▶ _EXERCISE_
Without the pictures, please reproduce only the lines from the one with "Give me the matplotlib source for this chart." through the one with "cohorts = np.arange(1, 71)", both included.

▶ _RECORDS TO PROCESS_
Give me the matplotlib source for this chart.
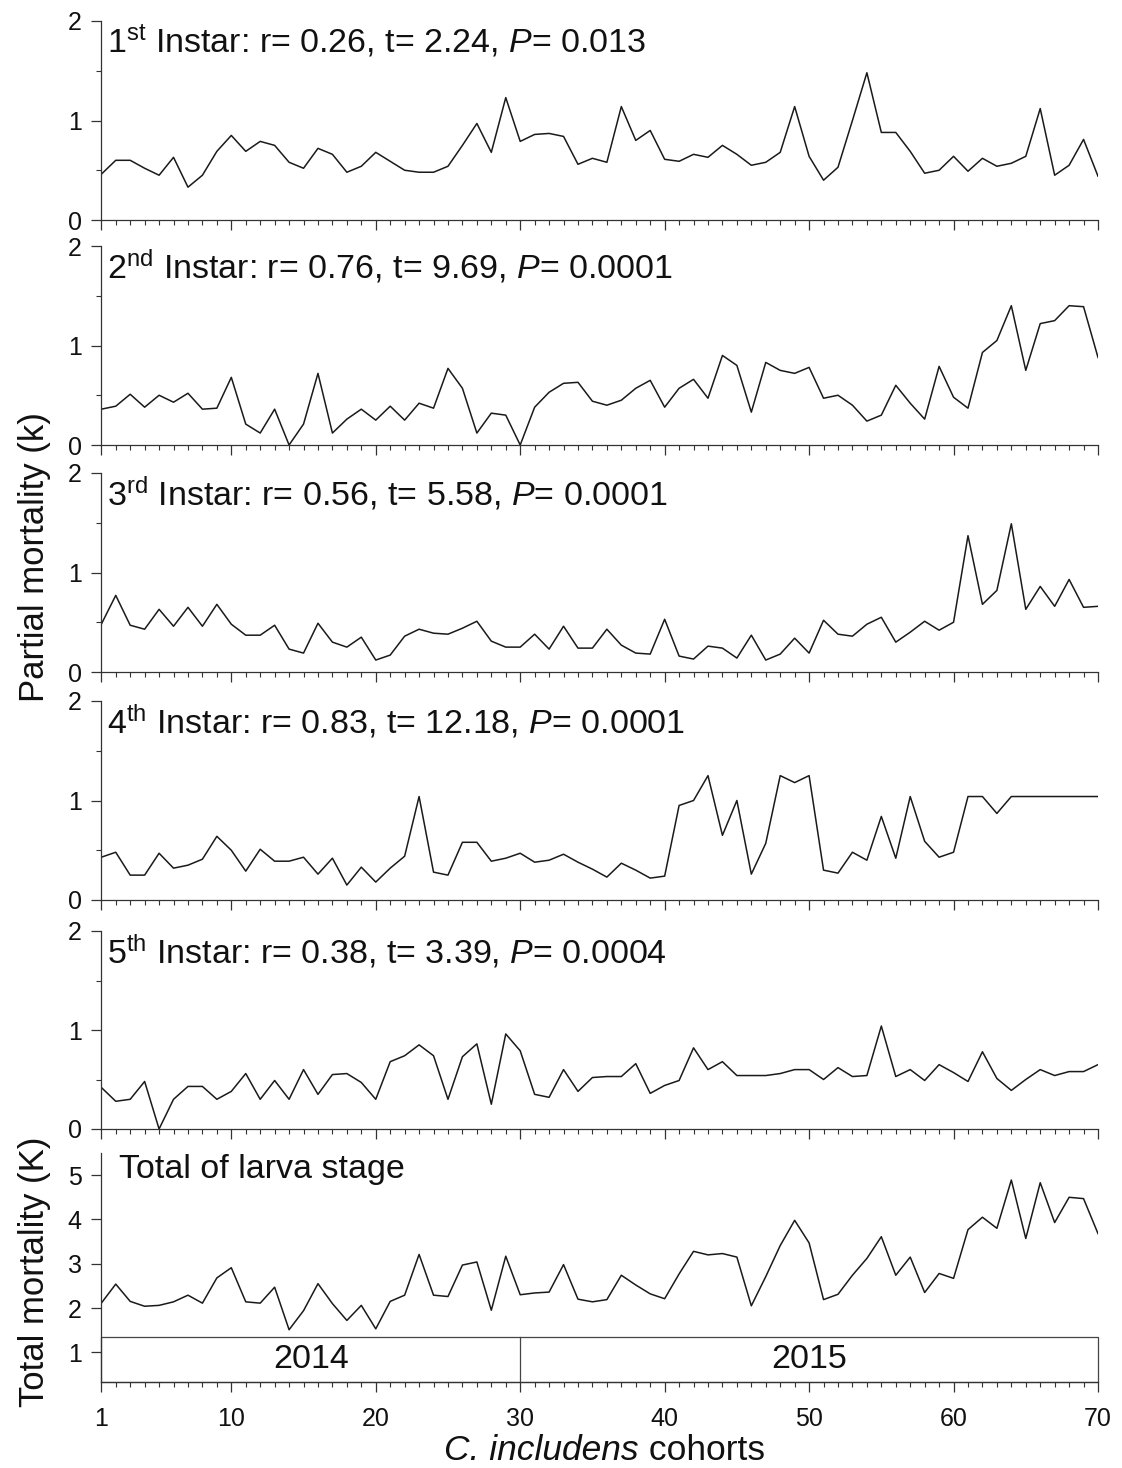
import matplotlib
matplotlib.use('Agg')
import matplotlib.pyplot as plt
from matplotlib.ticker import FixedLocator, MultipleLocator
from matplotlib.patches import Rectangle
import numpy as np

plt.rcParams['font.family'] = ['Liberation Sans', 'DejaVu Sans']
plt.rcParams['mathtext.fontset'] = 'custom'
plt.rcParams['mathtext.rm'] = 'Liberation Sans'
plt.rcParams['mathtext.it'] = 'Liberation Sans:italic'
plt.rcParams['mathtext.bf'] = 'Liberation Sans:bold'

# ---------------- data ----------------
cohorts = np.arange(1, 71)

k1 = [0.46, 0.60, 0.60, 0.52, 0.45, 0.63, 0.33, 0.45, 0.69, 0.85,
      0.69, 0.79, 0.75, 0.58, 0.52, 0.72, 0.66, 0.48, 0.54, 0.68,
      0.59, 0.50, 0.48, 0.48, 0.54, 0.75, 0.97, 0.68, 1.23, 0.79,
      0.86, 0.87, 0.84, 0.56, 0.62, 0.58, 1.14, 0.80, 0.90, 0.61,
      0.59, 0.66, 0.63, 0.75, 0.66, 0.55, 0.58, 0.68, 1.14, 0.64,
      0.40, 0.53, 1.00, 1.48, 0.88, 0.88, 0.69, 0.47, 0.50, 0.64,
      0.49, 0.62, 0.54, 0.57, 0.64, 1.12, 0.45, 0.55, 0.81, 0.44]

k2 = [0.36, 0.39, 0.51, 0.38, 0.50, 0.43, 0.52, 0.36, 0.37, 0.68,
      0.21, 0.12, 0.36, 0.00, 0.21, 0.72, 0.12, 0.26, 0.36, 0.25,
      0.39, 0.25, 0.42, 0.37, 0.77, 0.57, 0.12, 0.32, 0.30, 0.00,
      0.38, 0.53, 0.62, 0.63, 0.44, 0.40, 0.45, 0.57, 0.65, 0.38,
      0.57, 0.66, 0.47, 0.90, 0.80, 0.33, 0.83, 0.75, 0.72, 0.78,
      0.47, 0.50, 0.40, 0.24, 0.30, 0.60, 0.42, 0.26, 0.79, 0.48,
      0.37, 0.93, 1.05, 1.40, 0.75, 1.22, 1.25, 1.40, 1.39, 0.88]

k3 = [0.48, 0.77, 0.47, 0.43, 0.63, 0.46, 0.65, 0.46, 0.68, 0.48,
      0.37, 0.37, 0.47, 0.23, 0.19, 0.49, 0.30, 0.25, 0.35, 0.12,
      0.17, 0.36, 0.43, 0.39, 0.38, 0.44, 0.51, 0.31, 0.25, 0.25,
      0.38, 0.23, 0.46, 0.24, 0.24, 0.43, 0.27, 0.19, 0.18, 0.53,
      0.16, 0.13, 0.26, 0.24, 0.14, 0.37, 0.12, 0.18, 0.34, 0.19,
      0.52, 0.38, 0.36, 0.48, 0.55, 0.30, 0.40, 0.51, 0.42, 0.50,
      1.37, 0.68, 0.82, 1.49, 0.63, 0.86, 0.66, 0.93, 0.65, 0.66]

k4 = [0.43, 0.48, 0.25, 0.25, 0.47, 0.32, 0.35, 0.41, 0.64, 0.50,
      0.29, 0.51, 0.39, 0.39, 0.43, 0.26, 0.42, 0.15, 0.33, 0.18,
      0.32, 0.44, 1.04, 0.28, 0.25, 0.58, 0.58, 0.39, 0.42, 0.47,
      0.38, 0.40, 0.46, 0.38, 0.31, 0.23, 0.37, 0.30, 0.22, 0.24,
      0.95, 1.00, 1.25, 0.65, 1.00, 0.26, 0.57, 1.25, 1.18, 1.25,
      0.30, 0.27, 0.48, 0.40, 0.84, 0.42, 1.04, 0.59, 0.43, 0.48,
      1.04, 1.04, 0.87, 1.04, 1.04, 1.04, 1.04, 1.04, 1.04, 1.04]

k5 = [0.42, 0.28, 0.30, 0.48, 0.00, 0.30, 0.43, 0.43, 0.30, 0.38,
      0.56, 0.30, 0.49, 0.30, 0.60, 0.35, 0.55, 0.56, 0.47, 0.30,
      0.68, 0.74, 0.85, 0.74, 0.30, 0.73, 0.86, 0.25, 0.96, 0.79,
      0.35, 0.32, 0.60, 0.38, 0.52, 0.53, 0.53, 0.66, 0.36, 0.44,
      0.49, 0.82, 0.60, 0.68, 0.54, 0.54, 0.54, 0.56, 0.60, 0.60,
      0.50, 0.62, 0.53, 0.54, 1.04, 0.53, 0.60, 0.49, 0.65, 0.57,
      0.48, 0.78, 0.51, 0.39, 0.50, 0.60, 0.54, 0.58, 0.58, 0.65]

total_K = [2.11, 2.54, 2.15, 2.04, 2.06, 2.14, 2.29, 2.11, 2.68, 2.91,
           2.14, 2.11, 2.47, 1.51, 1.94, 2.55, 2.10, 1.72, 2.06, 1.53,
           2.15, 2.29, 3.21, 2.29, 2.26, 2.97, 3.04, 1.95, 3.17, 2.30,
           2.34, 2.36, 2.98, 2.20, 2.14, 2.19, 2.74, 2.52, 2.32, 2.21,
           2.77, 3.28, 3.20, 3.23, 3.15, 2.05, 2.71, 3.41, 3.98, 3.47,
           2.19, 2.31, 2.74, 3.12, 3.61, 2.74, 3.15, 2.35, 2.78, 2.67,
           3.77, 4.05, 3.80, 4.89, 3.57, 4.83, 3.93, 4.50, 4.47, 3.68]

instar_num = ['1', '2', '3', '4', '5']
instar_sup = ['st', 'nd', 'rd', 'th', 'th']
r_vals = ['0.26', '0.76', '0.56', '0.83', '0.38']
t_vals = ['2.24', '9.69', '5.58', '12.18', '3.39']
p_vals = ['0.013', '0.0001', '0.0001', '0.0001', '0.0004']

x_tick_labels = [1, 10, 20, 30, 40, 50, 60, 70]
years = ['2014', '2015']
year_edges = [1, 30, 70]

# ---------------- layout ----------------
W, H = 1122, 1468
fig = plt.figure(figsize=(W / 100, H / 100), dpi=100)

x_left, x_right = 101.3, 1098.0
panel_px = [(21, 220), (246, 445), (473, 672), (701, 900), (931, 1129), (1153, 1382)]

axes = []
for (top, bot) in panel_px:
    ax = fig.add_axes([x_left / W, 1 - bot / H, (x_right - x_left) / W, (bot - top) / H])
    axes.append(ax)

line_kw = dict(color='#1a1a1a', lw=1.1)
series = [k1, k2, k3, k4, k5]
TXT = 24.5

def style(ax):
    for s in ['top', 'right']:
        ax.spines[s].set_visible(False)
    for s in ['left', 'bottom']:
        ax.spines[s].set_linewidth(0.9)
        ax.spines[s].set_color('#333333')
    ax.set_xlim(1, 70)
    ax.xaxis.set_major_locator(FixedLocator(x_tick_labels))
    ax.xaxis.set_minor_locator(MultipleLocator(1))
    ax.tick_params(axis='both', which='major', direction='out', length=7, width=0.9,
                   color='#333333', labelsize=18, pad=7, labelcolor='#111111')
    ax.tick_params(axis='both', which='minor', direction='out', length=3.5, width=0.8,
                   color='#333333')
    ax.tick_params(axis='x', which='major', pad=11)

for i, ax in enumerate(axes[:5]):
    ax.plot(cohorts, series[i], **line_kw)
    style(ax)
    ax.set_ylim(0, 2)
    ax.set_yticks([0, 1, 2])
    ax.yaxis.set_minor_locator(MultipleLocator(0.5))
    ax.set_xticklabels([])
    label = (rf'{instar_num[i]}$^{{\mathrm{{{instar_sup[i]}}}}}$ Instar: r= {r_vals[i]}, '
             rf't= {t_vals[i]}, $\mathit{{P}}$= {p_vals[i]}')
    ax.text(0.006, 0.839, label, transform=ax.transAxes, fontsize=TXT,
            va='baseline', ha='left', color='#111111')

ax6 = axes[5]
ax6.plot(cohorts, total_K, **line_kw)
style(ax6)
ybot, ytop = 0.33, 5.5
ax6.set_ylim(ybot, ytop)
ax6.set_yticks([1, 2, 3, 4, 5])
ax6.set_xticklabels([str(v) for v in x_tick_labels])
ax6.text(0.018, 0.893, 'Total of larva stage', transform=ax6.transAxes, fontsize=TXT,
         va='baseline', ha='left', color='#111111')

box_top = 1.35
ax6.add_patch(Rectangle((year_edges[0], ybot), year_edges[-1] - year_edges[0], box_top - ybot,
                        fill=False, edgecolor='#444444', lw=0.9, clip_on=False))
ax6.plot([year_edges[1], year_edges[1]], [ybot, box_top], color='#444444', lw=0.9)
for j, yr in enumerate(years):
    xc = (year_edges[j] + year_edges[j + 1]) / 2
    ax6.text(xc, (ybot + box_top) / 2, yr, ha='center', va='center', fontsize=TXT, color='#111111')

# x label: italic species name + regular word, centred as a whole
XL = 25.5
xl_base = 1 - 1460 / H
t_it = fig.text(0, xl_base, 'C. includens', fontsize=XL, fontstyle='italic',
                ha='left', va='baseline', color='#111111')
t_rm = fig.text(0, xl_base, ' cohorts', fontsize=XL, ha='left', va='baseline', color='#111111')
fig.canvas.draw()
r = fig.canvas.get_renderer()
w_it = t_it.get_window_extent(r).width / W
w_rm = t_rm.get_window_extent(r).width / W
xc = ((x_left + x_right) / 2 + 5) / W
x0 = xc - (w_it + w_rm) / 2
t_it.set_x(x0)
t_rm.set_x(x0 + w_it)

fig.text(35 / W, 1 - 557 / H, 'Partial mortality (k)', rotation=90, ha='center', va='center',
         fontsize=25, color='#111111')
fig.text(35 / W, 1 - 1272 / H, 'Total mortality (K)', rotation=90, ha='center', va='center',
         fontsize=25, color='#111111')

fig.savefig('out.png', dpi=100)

---

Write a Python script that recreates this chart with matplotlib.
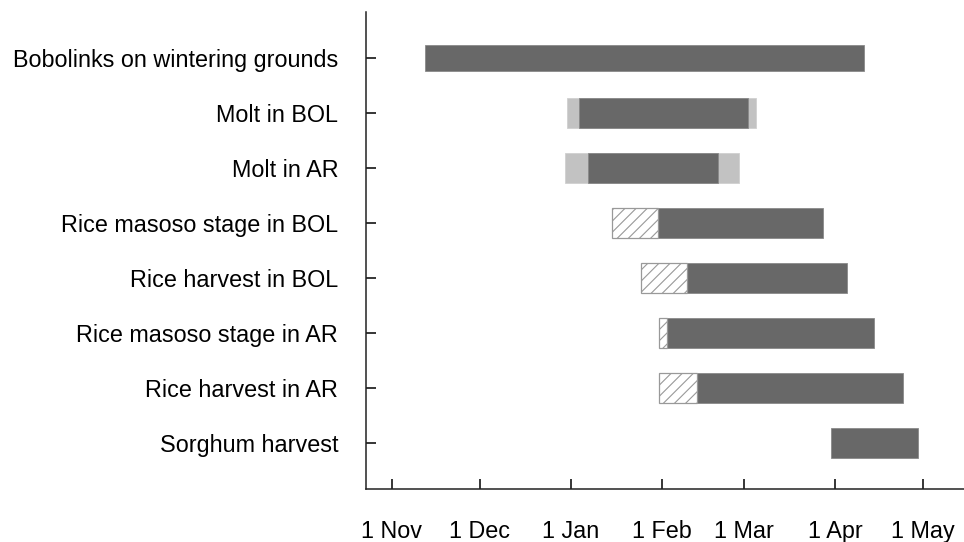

▶ _CORRECT ANSWER_
Give me the matplotlib source for this chart.
import matplotlib
matplotlib.use('Agg')
import matplotlib.pyplot as plt
from matplotlib.ticker import FixedLocator, MultipleLocator
from matplotlib.patches import Rectangle
import numpy as np

plt.rcParams['font.family'] = ['Liberation Sans', 'DejaVu Sans']
plt.rcParams['mathtext.fontset'] = 'custom'
plt.rcParams['mathtext.rm'] = 'Liberation Sans'
plt.rcParams['mathtext.it'] = 'Liberation Sans:italic'
plt.rcParams['mathtext.bf'] = 'Liberation Sans:bold'

# ---------------- data ----------------
cohorts = np.arange(1, 71)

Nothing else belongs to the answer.